STATED PROBLEM
Take the lines from the top down to and including the one with "ha=ha, va='center', fontsize=20, color=text_col)" and repeat them exactly. Omit images.
>>>
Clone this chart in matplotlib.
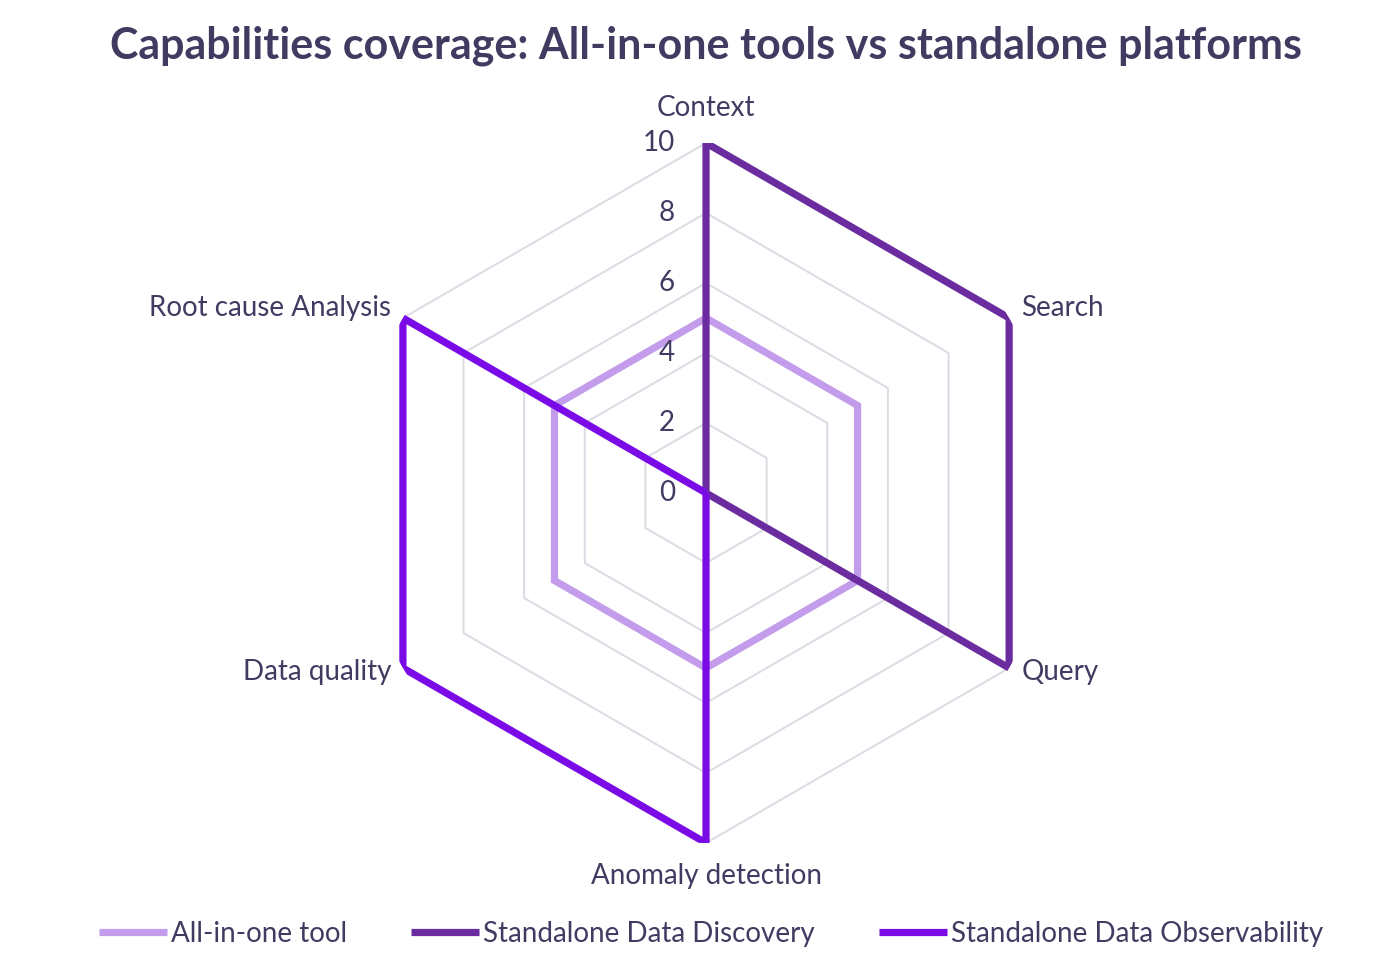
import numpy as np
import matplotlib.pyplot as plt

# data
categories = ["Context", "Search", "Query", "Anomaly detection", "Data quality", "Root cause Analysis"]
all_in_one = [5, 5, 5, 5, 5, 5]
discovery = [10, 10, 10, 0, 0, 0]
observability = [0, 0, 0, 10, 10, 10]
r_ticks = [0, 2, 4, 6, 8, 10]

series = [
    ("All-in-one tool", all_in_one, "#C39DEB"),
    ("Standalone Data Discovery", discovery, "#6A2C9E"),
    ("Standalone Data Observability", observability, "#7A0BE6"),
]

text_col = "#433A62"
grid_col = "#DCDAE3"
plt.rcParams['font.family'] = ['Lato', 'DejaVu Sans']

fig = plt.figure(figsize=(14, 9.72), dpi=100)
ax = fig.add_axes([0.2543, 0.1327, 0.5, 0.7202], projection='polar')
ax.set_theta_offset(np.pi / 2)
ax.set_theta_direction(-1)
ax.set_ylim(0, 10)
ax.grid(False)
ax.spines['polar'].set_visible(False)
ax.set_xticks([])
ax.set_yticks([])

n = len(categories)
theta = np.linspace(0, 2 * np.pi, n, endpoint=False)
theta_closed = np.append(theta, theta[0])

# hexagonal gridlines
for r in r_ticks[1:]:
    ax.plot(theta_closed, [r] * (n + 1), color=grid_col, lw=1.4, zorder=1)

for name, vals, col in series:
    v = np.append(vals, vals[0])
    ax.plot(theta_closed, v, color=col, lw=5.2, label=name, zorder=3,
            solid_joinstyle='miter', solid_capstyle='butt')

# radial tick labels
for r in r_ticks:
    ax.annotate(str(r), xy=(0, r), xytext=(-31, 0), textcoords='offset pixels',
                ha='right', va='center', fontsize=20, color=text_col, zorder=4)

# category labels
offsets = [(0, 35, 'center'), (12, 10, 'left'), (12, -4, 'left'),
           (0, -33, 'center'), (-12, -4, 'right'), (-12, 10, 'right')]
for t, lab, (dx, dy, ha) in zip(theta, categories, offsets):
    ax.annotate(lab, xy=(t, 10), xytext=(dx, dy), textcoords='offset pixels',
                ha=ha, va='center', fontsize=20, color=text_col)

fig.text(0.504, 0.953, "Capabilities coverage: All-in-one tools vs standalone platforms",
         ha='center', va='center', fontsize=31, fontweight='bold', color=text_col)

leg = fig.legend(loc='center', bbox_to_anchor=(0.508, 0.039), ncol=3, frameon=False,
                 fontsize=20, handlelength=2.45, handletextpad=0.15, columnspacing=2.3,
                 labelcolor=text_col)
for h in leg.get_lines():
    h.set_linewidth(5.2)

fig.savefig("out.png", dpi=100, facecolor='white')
<<<
COMPLETE OUTPUT
Clone this chart in matplotlib.
import numpy as np
import matplotlib.pyplot as plt

# data
categories = ["Context", "Search", "Query", "Anomaly detection", "Data quality", "Root cause Analysis"]
all_in_one = [5, 5, 5, 5, 5, 5]
discovery = [10, 10, 10, 0, 0, 0]
observability = [0, 0, 0, 10, 10, 10]
r_ticks = [0, 2, 4, 6, 8, 10]

series = [
    ("All-in-one tool", all_in_one, "#C39DEB"),
    ("Standalone Data Discovery", discovery, "#6A2C9E"),
    ("Standalone Data Observability", observability, "#7A0BE6"),
]

text_col = "#433A62"
grid_col = "#DCDAE3"
plt.rcParams['font.family'] = ['Lato', 'DejaVu Sans']

fig = plt.figure(figsize=(14, 9.72), dpi=100)
ax = fig.add_axes([0.2543, 0.1327, 0.5, 0.7202], projection='polar')
ax.set_theta_offset(np.pi / 2)
ax.set_theta_direction(-1)
ax.set_ylim(0, 10)
ax.grid(False)
ax.spines['polar'].set_visible(False)
ax.set_xticks([])
ax.set_yticks([])

n = len(categories)
theta = np.linspace(0, 2 * np.pi, n, endpoint=False)
theta_closed = np.append(theta, theta[0])

# hexagonal gridlines
for r in r_ticks[1:]:
    ax.plot(theta_closed, [r] * (n + 1), color=grid_col, lw=1.4, zorder=1)

for name, vals, col in series:
    v = np.append(vals, vals[0])
    ax.plot(theta_closed, v, color=col, lw=5.2, label=name, zorder=3,
            solid_joinstyle='miter', solid_capstyle='butt')

# radial tick labels
for r in r_ticks:
    ax.annotate(str(r), xy=(0, r), xytext=(-31, 0), textcoords='offset pixels',
                ha='right', va='center', fontsize=20, color=text_col, zorder=4)

# category labels
offsets = [(0, 35, 'center'), (12, 10, 'left'), (12, -4, 'left'),
           (0, -33, 'center'), (-12, -4, 'right'), (-12, 10, 'right')]
for t, lab, (dx, dy, ha) in zip(theta, categories, offsets):
    ax.annotate(lab, xy=(t, 10), xytext=(dx, dy), textcoords='offset pixels',
                ha=ha, va='center', fontsize=20, color=text_col)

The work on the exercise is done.